Wenn ein Enkel die Grossmutter im Altersheim Risi besuchen will, kann er sie in der «Bsuechsbox» treffen – immerhin.

Skype ist nichts dagegen. «Einige Senioren fanden es unheimlich, das Gesicht ihres Enkels im Bildschirm zu sehen», sagt Raguth. In der Besucherbox kann die Mutter die ungefilterte Stimme ihres Sohnes hören, wenn er laut genug spricht. Und er sieht an ihren Fältchen beim Lachen, wie es ihr wirklich geht. Ausser dem Plexiglas und dem Geruch des Desinfektionsmittels sei es wie in einer normalen Stube, sagt Raguth. Sogar mit dem Rollstuhl können die Bewohner in die Box. Intime Gespräche sind möglich, weil niemand hinter die Holzverkleidung sieht.

Um in die «Bsuechsbox» zu gehen, müssen die Bewohner das Altersheim nicht verlassen.

Mittlerweile steht auch im Pflegeheim Parc in Lenzerheide eine Besucherbox. Es ist ein umgebautes Zeitmesserhäuschen, das im Winter im Zielraum der Skipiste steht. Bei Georg Raguth haben sich inzwischen Alterszentren aus Tschechien, dem Vorarlberg und der Westschweiz gemeldet. Er hat ihnen die «Beschreibung Besucherbox Risi» geschickt, wo er seine Erfindung dokumentierte: «Imprägnierter Täfer, Plexiglasscheibe 1,38 m Breite × 2,04 m, Heizstrahler mit 1,5 kW Leistung…»

Dass er Morgengast bei SRF1 war und sogar Fernsehstationen aus dem Ausland Interviews wollten, stört Raguth nicht. «Vor allem finde ich es lässig fürs Risi», sagt er.
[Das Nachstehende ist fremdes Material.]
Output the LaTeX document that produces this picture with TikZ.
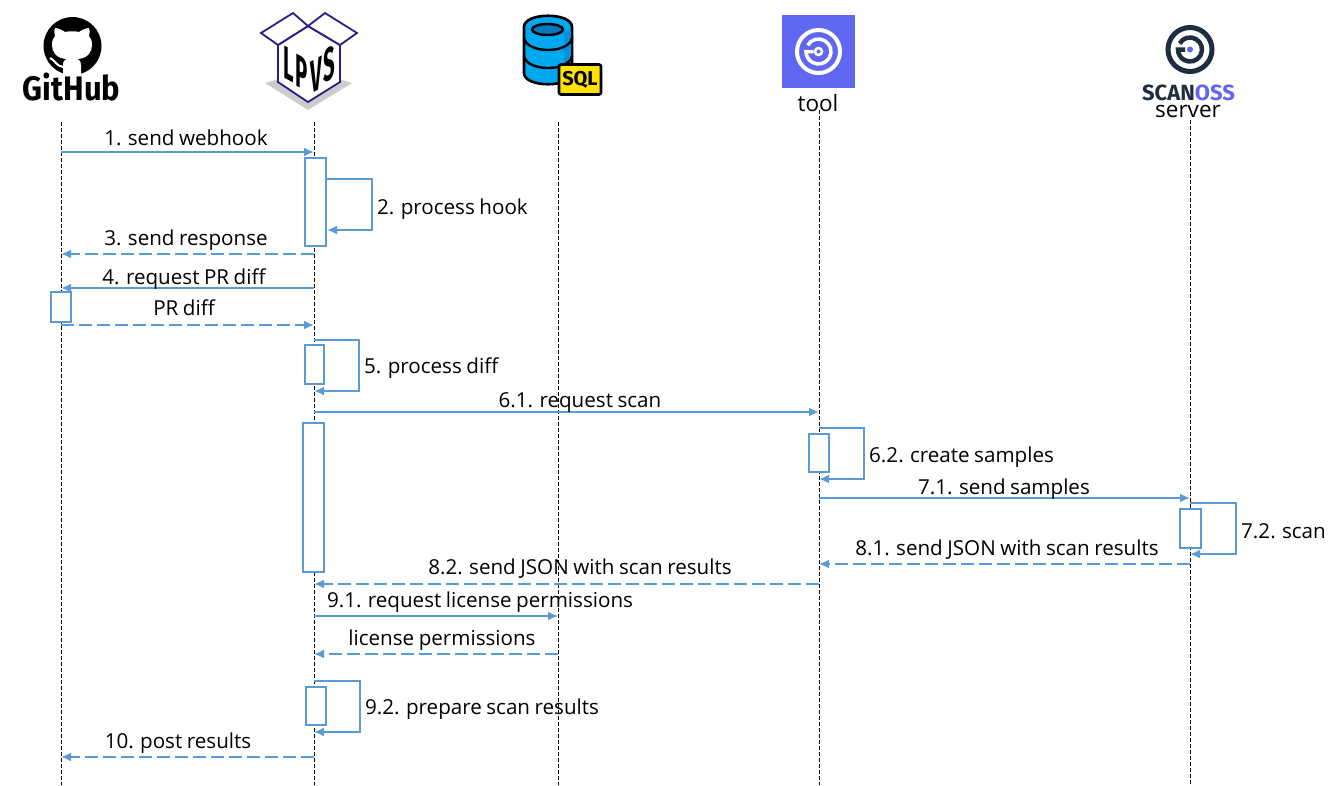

Die Philosophie seines Alterszentrums sieht die Senioren als Blumen: Dahlien, Rosen, Lavendel – ganz unterschiedliche. Im Risi sollen sie sich zurückziehen und dabei aufblühen können. Die Bewohner mögen es, dass der Leiter dieser Blumenwiese oft unkonventionell handelt. Er analysiert eine Idee nicht zu Tode, sondern macht einfach mal. Einmal hatte Georg Raguth den spontanen Einfall, mit einer Gruppe Senioren nach Amsterdam zu fahren. Sie gingen. Es war gut.